World's oldest person dies in California at 115
LOS ANGELES- The world's oldest person, a woman who was born in 1894 and gained a measure of fame when she voted for Barack Obama for U.S. president, died on Friday at the age of 115.
Gertrude Baines died peacefully in her sleep sometime between 6 a.m. and 7 a.m. local time (1300 and 1400 GMT) at the Western Convalescent Hospital in Los Angeles, where she had spent the past decade of her life.
She's a very dignified lady, Emma Camanag, the hospital's administrator, told Reuters. It has truly been a blessing and an honor for us to take care of her over the last 10 years and we will greatly miss her. It's just like we lost a relative.
Baines had no living relatives, Camanag said, but was popular at the home and at her church, where she attended services every Sunday until she became too ill to leave her room.
Camanag said parishioners at the church often visited Baines, who was born on April 6, 1894 in Shellman, Georgia, and became the world's oldest person when 115-year-old Maria de Jesus of Portugal died in January.
Japan's Kama Chien, 114, is now the oldest person in the world.
As a Black woman who grew up in the South during the time of Jim Crow laws, which required Blacks to use separate and often inferior public facilities, Baines was celebrated in the media when she voted last November for Obama, the first African American elected president of the United States.
She had only voted once previously, for John F. Kennedy, and told the Los Angeles Times at the time that she supported Obama because he's for the colored. She kept a signed picture of Obama on her wall, the Times reported.

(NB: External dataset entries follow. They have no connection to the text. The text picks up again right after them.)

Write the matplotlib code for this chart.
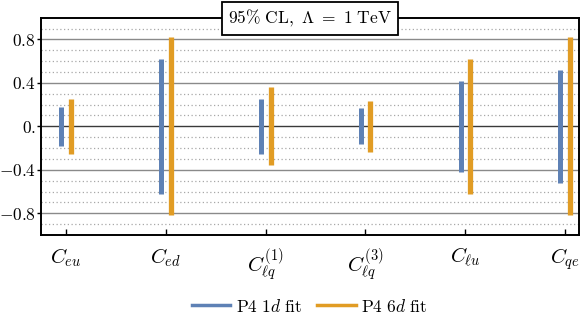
import numpy as np
import matplotlib
matplotlib.use("Agg")
import matplotlib.pyplot as plt
from matplotlib.lines import Line2D

plt.rcParams["mathtext.fontset"] = "cm"
plt.rcParams["font.family"] = ["cmr10", "DejaVu Serif"]

# --- data ---
categories = [r"$C_{eu}$", r"$C_{ed}$", r"$C_{\ell q}^{(1)}$",
              r"$C_{\ell q}^{(3)}$", r"$C_{\ell u}$", r"$C_{qe}$"]
fit1d_lo = [-0.18, -0.62, -0.25, -0.165, -0.42, -0.52]
fit1d_hi = [0.18, 0.62, 0.25, 0.165, 0.42, 0.52]
fit6d_lo = [-0.25, -0.82, -0.36, -0.235, -0.62, -0.82]
fit6d_hi = [0.25, 0.82, 0.36, 0.235, 0.62, 0.82]

ytick_vals = [-0.8, -0.4, 0.0, 0.4, 0.8]
ytick_labels = [r"$-0.8$", r"$-0.4$", r"$0.$", r"$0.4$", r"$0.8$"]

blue = "#5E81B5"
orange = "#E19C24"

fig = plt.figure(figsize=(5.81, 3.14), dpi=100)
ax = fig.add_axes([41 / 581, 0.2516, 538 / 581, 0.692])

x = np.arange(len(categories))

# grid
minor = [v / 10 for v in range(-9, 10) if v % 4 != 0]
for m in minor:
    ax.axhline(m, color="#a8a8a8", lw=0.9, ls=(0, (1, 2)), zorder=0)
for v in ytick_vals:
    if v == 0:
        ax.axhline(v, color="#3a3a3a", lw=1.0, zorder=0)
    else:
        ax.axhline(v, color="#8a8a8a", lw=1.0, zorder=0)

ax.vlines(x - 0.047, fit1d_lo, fit1d_hi, color=blue, lw=3.6, zorder=3)
ax.vlines(x + 0.05, fit6d_lo, fit6d_hi, color=orange, lw=3.8, zorder=3)

ax.set_xlim(-0.25, 5.14)
ax.set_ylim(-1.0, 1.0)

ax.set_xticks(x)
ax.set_xticklabels(categories, fontsize=15)
ax.set_yticks(ytick_vals)
ax.set_yticklabels(ytick_labels, fontsize=12.5)

ax.tick_params(axis="x", direction="in", length=4, width=1, pad=8)
ax.tick_params(axis="y", direction="out", length=3, width=1, pad=0.8)

for s in ax.spines.values():
    s.set_linewidth(1.4)

fig.text(0.533, 1 - 18.5 / 314, r"$95\%\ \mathrm{CL},\ \Lambda\ =\ 1\ \mathrm{TeV}$",
         ha="center", va="center", fontsize=12.5,
         bbox=dict(boxstyle="square,pad=0.35", fc="white", ec="black", lw=1.3))

handles = [Line2D([], [], color=blue, lw=2.5),
           Line2D([], [], color=orange, lw=2.5)]
fig.legend(handles, [r"$\mathrm{P4}\ 1d\ \mathrm{fit}$", r"$\mathrm{P4}\ 6d\ \mathrm{fit}$"],
           loc="center", bbox_to_anchor=(0.533, 1 - 306 / 314), ncol=2,
           frameon=False, fontsize=12.5, handlelength=2.2, handletextpad=0.3,
           columnspacing=0.9)

fig.savefig("out.png", dpi=100)
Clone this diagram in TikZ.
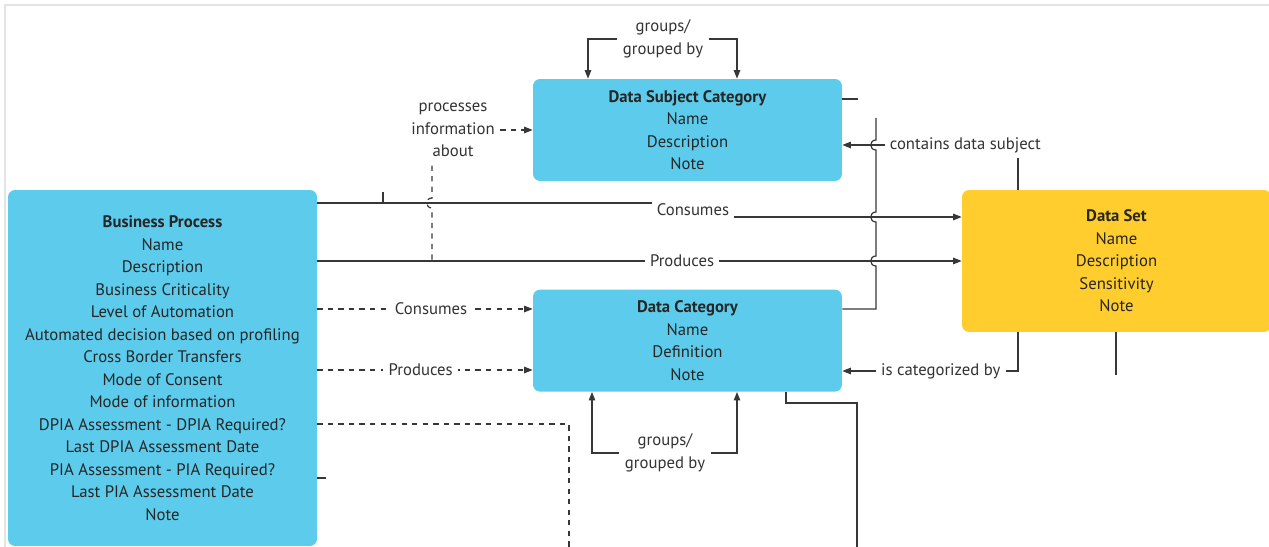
\documentclass[tikz,border=0pt]{standalone}
\usepackage{fontspec}
\setmainfont{PT Sans}
\usetikzlibrary{arrows.meta, positioning}
\definecolor{boxblue}{RGB}{93,204,236}
\definecolor{boxyellow}{RGB}{255,205,45}
\definecolor{linegray}{RGB}{55,55,55}
\definecolor{framegray}{RGB}{222,228,232}
\tikzstyle{entity} = [rectangle, fill=boxblue, text=black!85, align=center, rounded corners=4pt, minimum width=6.18cm, minimum height=2.04cm, inner sep=0pt, font=\fontsize{9.5}{12.8}\selectfont]
\tikzstyle{rel} = [line width=0.7pt, draw=linegray]
\tikzstyle{arrow} = [rel, -{Triangle[length=1.7mm,width=1.3mm]}]
\tikzstyle{dasharrow} = [arrow, dashed]
\tikzstyle{lbl} = [fill=white, text=black!80, align=center, inner sep=3pt, font=\fontsize{9.5}{12.8}\selectfont]

\begin{document}
\begin{tikzpicture}[x=0.02cm, y=-0.02cm]
        \clip (0,0) rectangle (1269,547);
        \draw [framegray, line width=1.2pt] (5,547) -- (5,5) -- (1269,5);

        % Entities
        \node (bp) [entity, minimum height=7.12cm] at (162.5,368) {\textbf{Business Process}\\Name\\Description\\Business Criticality\\Level of Automation\\Automated decision based on profiling\\Cross Border Transfers\\Mode of Consent\\Mode of information\\DPIA Assessment - DPIA Required?\\Last DPIA Assessment Date\\PIA Assessment - PIA Required?\\Last PIA Assessment Date\\Note};
        \node (dsc) [entity] at (687.5,130) {\textbf{Data Subject Category}\\Name\\Description\\Note};
        \node (dc) [entity, below=2.16cm of dsc] {\textbf{Data Category}\\Name\\Definition\\Note};
        \node (ds) [entity, fill=boxyellow, minimum height=2.84cm] at (1116.5,261) {\textbf{Data Set}\\Name\\Description\\Sensitivity\\Note};

        % groups / grouped by
        \node (gtop) [lbl] at (663,39) {groups/\\grouped by};
        \draw [arrow] (gtop.west) -| (588,0 |- dsc.north);
        \draw [arrow] (gtop.east) -| (737,0 |- dsc.north);
        \node (gbot) [lbl] at (665,453) {groups/\\grouped by};
        \draw [arrow] (gbot.west) -| (592,0 |- dc.south);
        \draw [arrow] (gbot.east) -| (737,0 |- dc.south);

        % Business Process to Data Set
        \draw [rel] (330,203) -- (383,203) -- (383,192);
        \draw [arrow] (bp.east |- 0,203) -- (693,203) -- node[lbl] {Consumes} (693,217) -- (ds.west |- 0,217);
        \draw [arrow] (bp.east |- 0,261) -- node[lbl, pos=0.566] {Produces} (ds.west |- 0,261);

        % processes information about
        \node (proc) [lbl] at (453,130) {processes\\information\\about};
        \draw [rel, dashed] (bp.east |- 0,261) -- (432,261) -- (432,208) .. controls (425,208) and (425,198) .. (432,198) -- (432,0 |- proc.south);
        \draw [dasharrow] (proc.east) -- (dsc.west |- proc.east);

        % Business Process to Data Category
        \draw [dasharrow] (bp.east |- 0,309) -- node[lbl, pos=0.528] {Consumes} (dc.west |- 0,309);
        \draw [dasharrow] (bp.east |- 0,370) -- node[lbl, pos=0.48] {Produces} (dc.west |- 0,370);

        % Data Set to categories
        \draw [arrow] (1018,0 |- ds.north) -- (1018,145) -- node[lbl, pos=0.3] {contains data subject} (dsc.east |- 0,145);
        \draw [arrow] (1018,0 |- ds.south) -- (1018,371) -- node[lbl, pos=0.44] {is categorized by} (dc.east |- 0,371);

        % line with jumps
        \draw [rel] (dc.east |- 0,309) -- (876,309) -- (876,266) .. controls (869,266) and (869,256) .. (876,256) -- (876,222) .. controls (869,222) and (869,212) .. (876,212) -- (876,150) .. controls (869,150) and (869,140) .. (876,140) -- (876,118);

        % loose ends
        \draw [rel] (dsc.east |- 0,99) -- (858,99);
        \draw [rel] (786,0 |- dc.south) -- (786,403) -- (857,403) -- (857,547);
        \draw [rel, dashed] (bp.east |- 0,424) -- (569,424) -- (569,547);
        \draw [rel] (bp.east |- 0,478) -- (326,478);
        \draw [rel] (1116,0 |- ds.south) -- (1116,375);
\end{tikzpicture}
\end{document}
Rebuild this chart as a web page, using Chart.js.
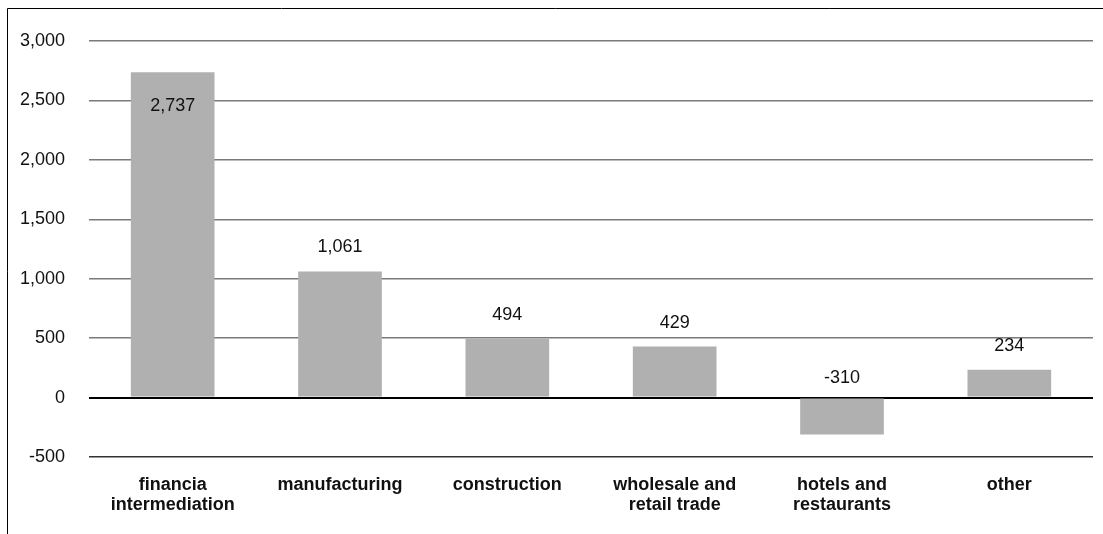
<!DOCTYPE html>
<html>
<head>
<meta charset="utf-8">
<script src="https://cdn.jsdelivr.net/npm/chart.js@4.4.0/dist/chart.umd.min.js"></script>
<style>
  body { margin: 0; background: #fff; }
  #wrap { position: relative; width: 1103px; height: 534px; }
</style>
</head>
<body>
<div id="wrap"><canvas id="grafico"></canvas></div>
<script>
// Dados

var categorias = [
  ['financia', 'intermediation'],
  'manufacturing',
  'construction',
  ['wholesale and', 'retail trade'],
  ['hotels and', 'restaurants'],
  'other'
];

var valores = [2737, 1061, 494, 429, -310, 234];

var yMin = -500;
var yMax = 3000;
var yPasso = 500;

// Moldura (linha superior e esquerda)

var molduraPlugin = {
  id: 'moldura',
  beforeDraw: function (chart) {
    var ctx = chart.ctx;
    ctx.save();
    ctx.strokeStyle = '#000';
    ctx.lineWidth = 1;
    ctx.beginPath();
    ctx.moveTo(7.5, chart.height);
    ctx.lineTo(7.5, 8.5);
    ctx.lineTo(chart.width, 8.5);
    ctx.stroke();
    ctx.restore();
  }
};

// Rótulos dos valores

var rotulosPlugin = {
  id: 'rotulos',
  afterDatasetsDraw: function (chart) {
    var ctx = chart.ctx;
    var meta = chart.getDatasetMeta(0);
    var area = chart.chartArea;
    ctx.save();
    ctx.font = '18px "Liberation Sans", Arial, sans-serif';
    ctx.fillStyle = '#111';
    ctx.textAlign = 'center';
    ctx.textBaseline = 'middle';
    meta.data.forEach(function (bar, i) {
      var v = valores[i];
      var y;
      if (v >= 0) {
        y = bar.y - 24;
        if (y < area.top + 15) {
          y = bar.y + 34;
        }
      } else {
        y = bar.base - 21;
      }
      ctx.fillText(v.toLocaleString('en-US'), bar.x, y);
    });
    ctx.restore();
  }
};

var dataGrafico = {
  labels: categorias,
  datasets: [{
    data: valores,
    backgroundColor: '#b0b0b0',
    borderWidth: 0,
    barPercentage: 0.5,
    categoryPercentage: 1.0
  }]
};

var options = {
  responsive: true,
  maintainAspectRatio: false,
  animation: false,
  layout: {
    padding: { top: 41, right: 10, bottom: 0, left: 0 }
  },
  plugins: {
    legend: { display: false },
    tooltip: { enabled: false }
  },
  scales: {
    x: {
      grid: { display: false, drawTicks: false },
      border: { display: false },
      afterFit: function (scale) { scale.height = 77; },
      ticks: {
        color: '#111',
        padding: 18,
        maxRotation: 0,
        autoSkip: false,
        font: {
          size: 18,
          weight: 'bold',
          family: '"Liberation Sans", Arial, sans-serif',
          lineHeight: 1.1
        }
      }
    },
    y: {
      min: yMin,
      max: yMax,
      afterFit: function (scale) { scale.width = 89; },
      border: { display: false },
      grid: {
        drawTicks: false,
        color: function (c) {
          if (c.tick.value === 0) return '#000';
          if (c.tick.value === yMin) return '#333';
          return '#7a7a7a';
        },
        lineWidth: function (c) {
          return c.tick.value === 0 ? 2 : 1.5;
        }
      },
      ticks: {
        stepSize: yPasso,
        padding: 24,
        color: '#111',
        callback: function (v) { return v.toLocaleString('en-US'); },
        font: {
          size: 18,
          family: '"Liberation Sans", Arial, sans-serif'
        }
      }
    }
  }
};

var ctxGrafico = document.getElementById('grafico').getContext('2d');

var meuGrafico = new Chart(ctxGrafico, {
  type: 'bar',
  data: dataGrafico,
  options: options,
  plugins: [molduraPlugin, rotulosPlugin]
});
</script>
</body>
</html>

Baines, who was born during the administration of Grover Cleveland, married young and later divorced. Her only child, a daughter, was born in 1909 and died of typhoid at the age of 18.
She worked as a maid in Ohio before moving to Los Angeles and lived on her own until she was well over 100.
According to the Times, when Baines was asked by reporters her secret for living a long life, she would reply Ask God.